Clearly Beckett echoes Darwin’s geological concerns, Shepherd-Barr stresses. As with Darwin, Beckett emphasizes variation, not fixity; see, e.g., how the tree in Godot changes during the course of the play. In All That Fall Beckett touches on reproduction, hysterectomy, menopause, and abortion. In Breath we witness an entire life in a matter of seconds. In Rough for Theatre I and Endgame there is a sense of human end-time and the destruction of earth or human extinction and universal entropy (253). As Shepherd-Barr says, Beckett is “a dramatist of the end of nature, of our great alienation from our natural surroundings...” (254). He embraces primitive characters, their biological needs, and even “anti-creation” (267).

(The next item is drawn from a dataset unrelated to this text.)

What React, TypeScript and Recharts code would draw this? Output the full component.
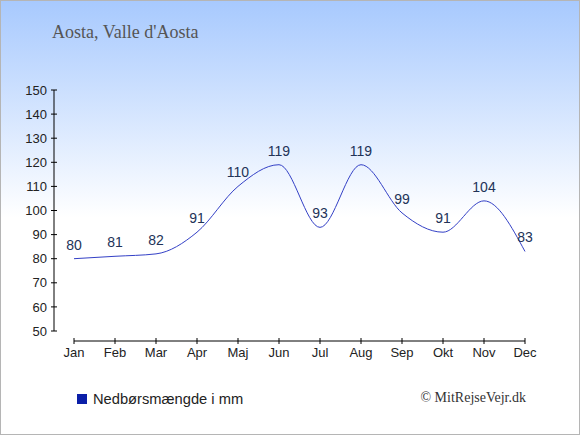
import React from "react";
import { LineChart, Line, XAxis, YAxis, LabelList } from "recharts";

const months = ["Jan", "Feb", "Mar", "Apr", "Maj", "Jun", "Jul", "Aug", "Sep", "Okt", "Nov", "Dec"];
const precipitation = [80, 81, 82, 91, 110, 119, 93, 119, 99, 91, 104, 83];
const yTicks = [50, 60, 70, 80, 90, 100, 110, 120, 130, 140, 150];
const title = "Aosta, Valle d'Aosta";
const seriesName = "Nedbørsmængde i mm";
const credit = "© MitRejseVejr.dk";

const data = months.map((m, i) => ({ month: m, value: precipitation[i] }));

const SANS = "'Liberation Sans', Arial, sans-serif";
const SERIF = "'Liberation Serif', 'Times New Roman', serif";

const YTick = (props: any) => {
  const { x, y, payload } = props;
  return (
    <g>
      <line x1={x - 23} x2={x - 17} y1={y} y2={y} stroke="#000" strokeWidth={1} />
      <text x={x - 27} y={y} dy="0.36em" textAnchor="end" fontSize={13} fontFamily={SANS} fill="#222">
        {payload.value}
      </text>
    </g>
  );
};

const XTick = (props: any) => {
  const { x, y, payload } = props;
  return (
    <g>
      <line x1={x} x2={x} y1={y + 7} y2={y + 13} stroke="#000" strokeWidth={1} />
      <text x={x} y={y + 26} textAnchor="middle" fontSize={13} fontFamily={SANS} fill="#222">
        {payload.value}
      </text>
    </g>
  );
};

export default function App() {
  return (
    <div
      style={{
        position: "absolute",
        left: 0,
        top: 0,
        width: 580,
        height: 435,
        background: "linear-gradient(to bottom, #a7c9fe 0%, #ffffff 50%, #ffffff 100%)",
      }}
    >
      <div style={{ position: "absolute", left: 0, top: 0 }}>
        <LineChart width={580} height={435} data={data} margin={{ top: 90, right: 55, left: 0, bottom: 0 }}>
          <XAxis
            dataKey="month"
            height={104}
            interval={0}
            tickSize={0}
            tickMargin={0}
            axisLine={{ stroke: "#000", strokeWidth: 1, transform: "translate(0,10)" }}
            tickLine={false}
            tick={<XTick />}
          />
          <YAxis
            width={74}
            domain={[50, 150]}
            ticks={yTicks}
            interval={0}
            tickSize={0}
            tickMargin={0}
            axisLine={{ stroke: "#000", strokeWidth: 1, transform: "translate(-20,0)" }}
            tickLine={false}
            tick={<YTick />}
          />
          <Line
            type="monotone"
            dataKey="value"
            stroke="#3340c6"
            strokeWidth={1}
            dot={false}
            activeDot={false}
            isAnimationActive={false}
          >
            <LabelList
              dataKey="value"
              position="top"
              offset={9}
              fill="#223358"
              fontSize={14}
              fontFamily={SANS}
            />
          </Line>
        </LineChart>
      </div>
      <svg
        width={580}
        height={435}
        style={{ position: "absolute", left: 0, top: 0, pointerEvents: "none" }}
      >
        <text x={52} y={38} fontSize={18} fontFamily={SERIF} fill="#555">
          {title}
        </text>
        <rect x={77} y={394} width={10} height={10} fill="#0b1fa8" />
        <text x={93} y={403.5} fontSize={14.7} fontFamily={SANS} fill="#222">
          {seriesName}
        </text>
        <text x={526} y={402} textAnchor="end" fontSize={14} fontFamily={SERIF} fill="#333">
          {credit}
        </text>
      </svg>
      <div
        style={{
          position: "absolute",
          left: 0,
          top: 0,
          width: 580,
          height: 435,
          boxSizing: "border-box",
          border: "1px solid #b5b5b5",
          pointerEvents: "none",
        }}
      />
    </div>
  );
}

In her epilogue, Shepherd-Barr mentions some contemporary playwrights who also deal with retro-Victorian themes of genetics, eugenics, reproduction, and climate change. The difference with contemporary productions is that they implicate the audience in our evolutionary concerns and environmental problems. I’d venture to say that the contemporaries might try to be more true to the science. But we cannot expect a playwright to offer a scientific paper; the wisdom and entertainment of drama is in how ideas from the scientific community are reinvented on stage.